Saturday, January 23, 2010

Scripturalism and Dialogue

Continuing with the examination of questions I am most often asked upon an explanation of my epistemological beliefs (see here and here), sometimes the questions are phrased in a question begging manner. For instance, when I explain that I reject empiricism, I am often asked why I even dialogue with people. After all, if I don't think the use of the senses are valid bases for justifying knowledge claims, what's the point? For all I know, I could be talking to a tree. Is the concept of dialogue the straw that breaks the Scripturalist's back? 

Firstly, as is fast becoming my motto: "every epistemological system stands or falls on the merits of its first principle[s]; thus, an argument against a first principle should be a reductio ad absurdem." At best, then, the above criticism merely shows me to be inconsistent in practice. In itself, the question doesn't imply anything about the first principle of Scripturalism. 

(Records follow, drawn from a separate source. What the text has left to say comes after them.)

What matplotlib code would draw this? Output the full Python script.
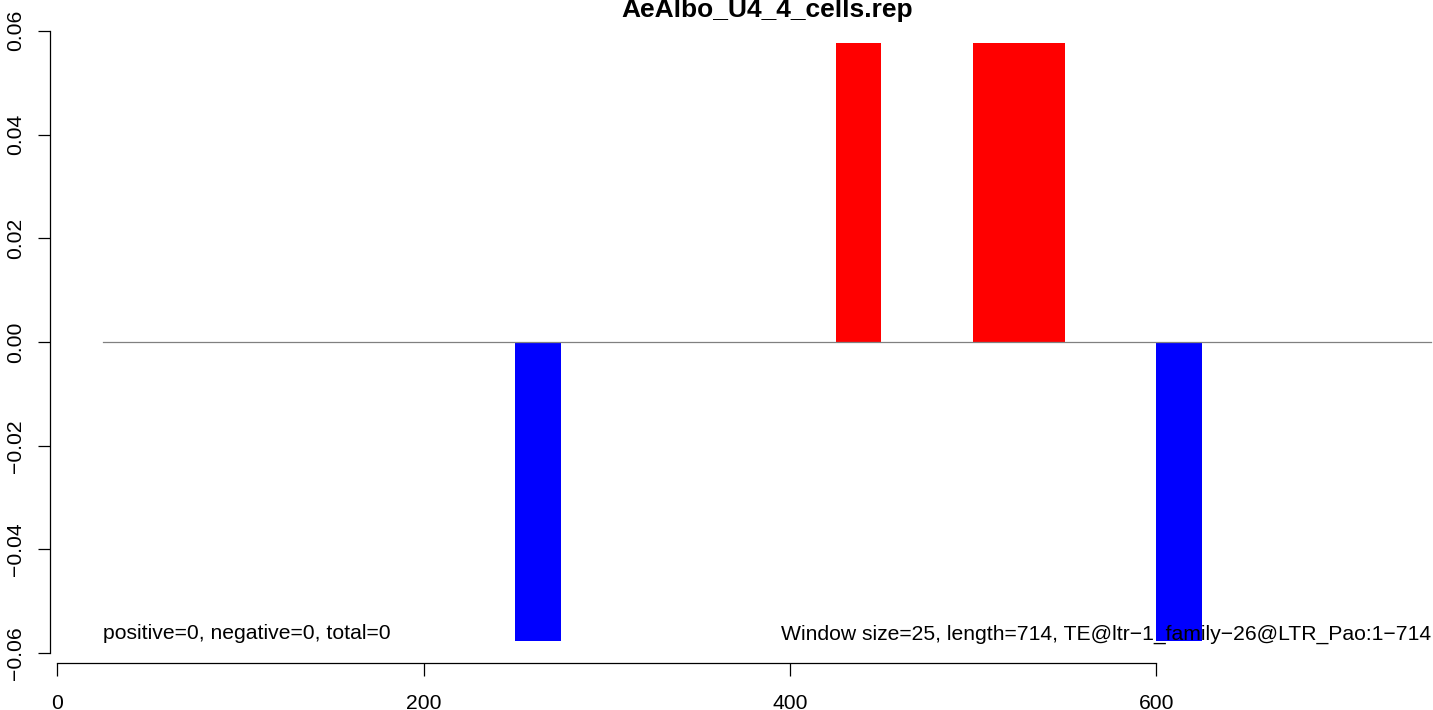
import matplotlib
matplotlib.use("Agg")
import matplotlib.pyplot as plt
from matplotlib.patches import Rectangle

plt.rcParams['font.family'] = ['Liberation Sans', 'DejaVu Sans']

# window data
window_size = 25
window_start = [250, 425, 500, 525, 600]
window_value = [-0.0577, 0.0577, 0.0577, 0.0577, -0.0577]
line_start, line_end = 25, 750

title = "AeAlbo_U4_4_cells.rep"
left_note = "positive=0, negative=0, total=0"
right_note = "Window size=25, length=714, TE@ltr\u22121_family\u221226@LTR_Pao:1\u2212714"
x_ticks = [0, 200, 400, 600]
y_ticks = [-0.06, -0.04, -0.02, 0.00, 0.02, 0.04, 0.06]

W, H = 1433, 710
fig = plt.figure(figsize=(W / 100, H / 100), dpi=100)
# plot region: left 50px, top 21px, bottom 663px, right runs past the image edge
ax = fig.add_axes([50 / W, (H - 663) / H, (1484 - 50) / W, (663 - 21) / H])
ax.set_xlim(-4, 779)
ax.set_ylim(-0.0619, 0.0619)

ax.text(line_start, -0.0563, left_note, ha='left', va='center', fontsize=15.2)
ax.text(line_end, -0.0563, right_note, ha='right', va='center', fontsize=15.2)

for start, val in zip(window_start, window_value):
    color = 'red' if val > 0 else 'blue'
    ax.add_patch(Rectangle((start, 0), window_size, val, facecolor=color,
                           edgecolor='none', zorder=2))

ax.plot([line_start, line_end], [0, 0], color='#808080', lw=0.9, zorder=3)

for s in ['top', 'right']:
    ax.spines[s].set_visible(False)
ax.spines['left'].set_bounds(-0.06, 0.06)
ax.spines['bottom'].set_bounds(0, 600)
for s in ['left', 'bottom']:
    ax.spines[s].set_linewidth(0.9)

ax.set_xticks(x_ticks)
ax.set_xticklabels([str(t) for t in x_ticks], fontsize=15.2)
ax.set_yticks(y_ticks)
ax.set_yticklabels([f"{t:.2f}".replace('-', '\u2212') for t in y_ticks],
                   fontsize=15.2, rotation=90, va='center')
ax.tick_params(axis='x', length=9, width=0.9, pad=13)
ax.tick_params(axis='y', length=9, width=0.9, pad=9)

fig.text(767 / W, 1 - 10 / H, title, ha='center', va='center',
         fontsize=19, fontweight='bold')

fig.savefig("out.png", dpi=100)
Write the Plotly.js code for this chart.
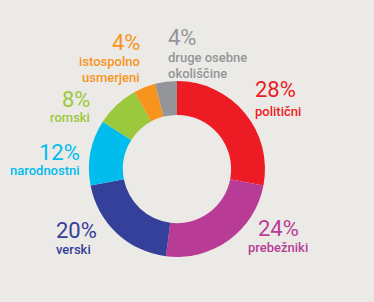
<!DOCTYPE html>
<html>
<head>
<meta charset="utf-8">
<script src="https://cdn.plot.ly/plotly-3.0.1.min.js"></script>
<style>
html,body{margin:0;padding:0;background:#ECEAE6;}
#chart{width:374px;height:302px;}
</style>
</head>
<body>
<div id="chart"></div>
<script>
// Data
const categories = ['politični', 'prebežniki', 'verski', 'narodnostni', 'romski', 'istospolno usmerjeni', 'druge osebne okoliščine'];
const values = [28, 24, 20, 12, 8, 4, 4];
const labelLines = [['politični'], ['prebežniki'], ['verski'], ['narodnostni'], ['romski'], ['istospolno', 'usmerjeni'], ['druge osebne', 'okoliščine']];
const colors = ['#ED1C24', '#B83C96', '#35409A', '#00BDEE', '#9BC83C', '#F7941D', '#939598'];

// Layout config (pixel positions of label blocks)
const W = 374, H = 302;
const labelPos = [
  {x: 253, yPct: 90, yLine: 111, anchor: 'left'},
  {x: 278, yPct: 228, yLine: 247, anchor: 'center'},
  {x: 54, yPct: 230, yLine: 249, anchor: 'left'},
  {x: 82, yPct: 152, yLine: 170, anchor: 'right'},
  {x: 92, yPct: 99, yLine: 117, anchor: 'right'},
  {x: 142, yPct: 43, yLine: 62, anchor: 'right'},
  {x: 166, yPct: 38, yLine: 58, anchor: 'left'}
];
const lineStep = 15;

const cx = 177, cy = 169, R = 88;

const annotations = [];
values.forEach((v, i) => {
  const p = labelPos[i];
  annotations.push({
    xref: 'paper', yref: 'paper',
    x: p.x / W, y: 1 - p.yPct / H,
    xanchor: p.anchor, yanchor: 'middle',
    text: v + '%', showarrow: false,
    font: {family: 'Roboto, sans-serif', size: 22, color: colors[i], weight: 400}
  });
  labelLines[i].forEach((ln, j) => {
    annotations.push({
      xref: 'paper', yref: 'paper',
      x: p.x / W, y: 1 - (p.yLine + j * lineStep) / H,
      xanchor: p.anchor, yanchor: 'middle',
      text: ln, showarrow: false,
      font: {family: 'Roboto, sans-serif', size: 13, color: colors[i], weight: 500}
    });
  });
});

const trace = {
  type: 'pie',
  labels: categories,
  values: values,
  hole: 0.615,
  sort: false,
  direction: 'clockwise',
  rotation: 0,
  textinfo: 'none',
  hoverinfo: 'none',
  showlegend: false,
  marker: {colors: colors, line: {width: 0}},
  domain: {x: [(cx - R) / W, (cx + R) / W], y: [1 - (cy + R) / H, 1 - (cy - R) / H]}
};

Plotly.newPlot('chart', [trace], {
  width: W, height: H,
  margin: {l: 0, r: 0, t: 0, b: 0},
  paper_bgcolor: '#ECEAE6',
  plot_bgcolor: '#ECEAE6',
  annotations: annotations,
  showlegend: false
}, {staticPlot: true, displayModeBar: false});
</script>
</body>
</html>
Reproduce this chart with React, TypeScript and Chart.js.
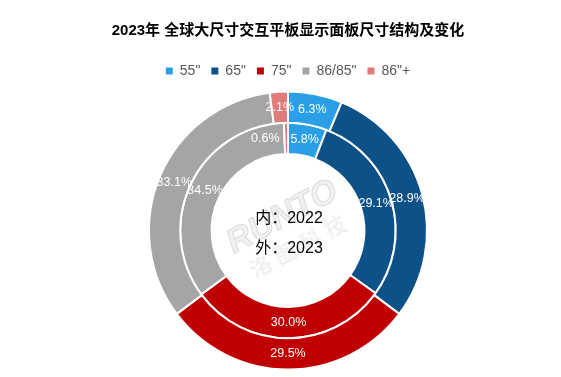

More importantly, however, the question is phrased in such a way as though it should be obvious that I am in dialogue, as though the idea I'm talking to a person is a brute fact. This is not so. If this claim is to have any force, the objector must explain the means by which he can [justifiably] know he is talking to me, and this inevitably fails. 

But how, then, is one to account for the Scripturalist's behavior? If I cannot know that I am in dialogue, why can it seem that way? If I am going to be consistent with Scripturalism, I must indeed admit I am opining any conversation; however - and this is the point - the purpose of epistemology is not so much a justification of one's beliefs to others as it is to oneself. Self-realized problems with various epistemologies or one's own epistemology may be introduced through the medium of opinion; I was reminded, for instance, of the issue of the canon when I opined a "C"atholic asked me about it (see above link). When one considers that one's opinions are the ultimate products of God, and that God causes everything for a reason, it is not surprising that Scripturalists should venture into alleged communication: to measure what is opined against God's word. Hence, when a question comes to mind through the medium of alleged dialogue, as was the case with the canon, I returned to God's word to answer the question, a question which, even if a "C"atholic did not ask me, still enabled me to grow in grace and knowledge of God, enabling me to glorify in His sufficiency all the more. And that is the chief end of man, is it not?

1 comment:

Joshua Butcher said...

I find that empiricists give, at once, too much and too little credit to what is considered "knowledge." Too much, because they think they know, by empirical epistemology, much more than can actually be known, for their reduce all knowledge to the level of belief. Then, they attribute to little to belief, for the Scripturalist, while he has a narrow view of knowledge, recognizes the central role that belief plays in the affairs of human life, not least of which is his culpability before God (as a man thinks, so he is; whatever is not of faith is sin).

In his debate with Hoover, Clark was asked whether or not he could know a tree that he could see with his own eyes. Clark obviously denies knowledge of any tree, for he could provide no adequate definition of what a tree is, nor could Hoover prove how his sensations of sight could produce perception of the idea "tree" from some image recast in the mind from the sensation.

The empiricist rejects Scripturalism in much the same way as the unbeliever rejects God--he assumes his own belief is correct without having provided any definitions or demonstration, and because that belief makes his opponent's belief impossible, he simply rejects it on the basis of an assumption he has no knowledge of at all!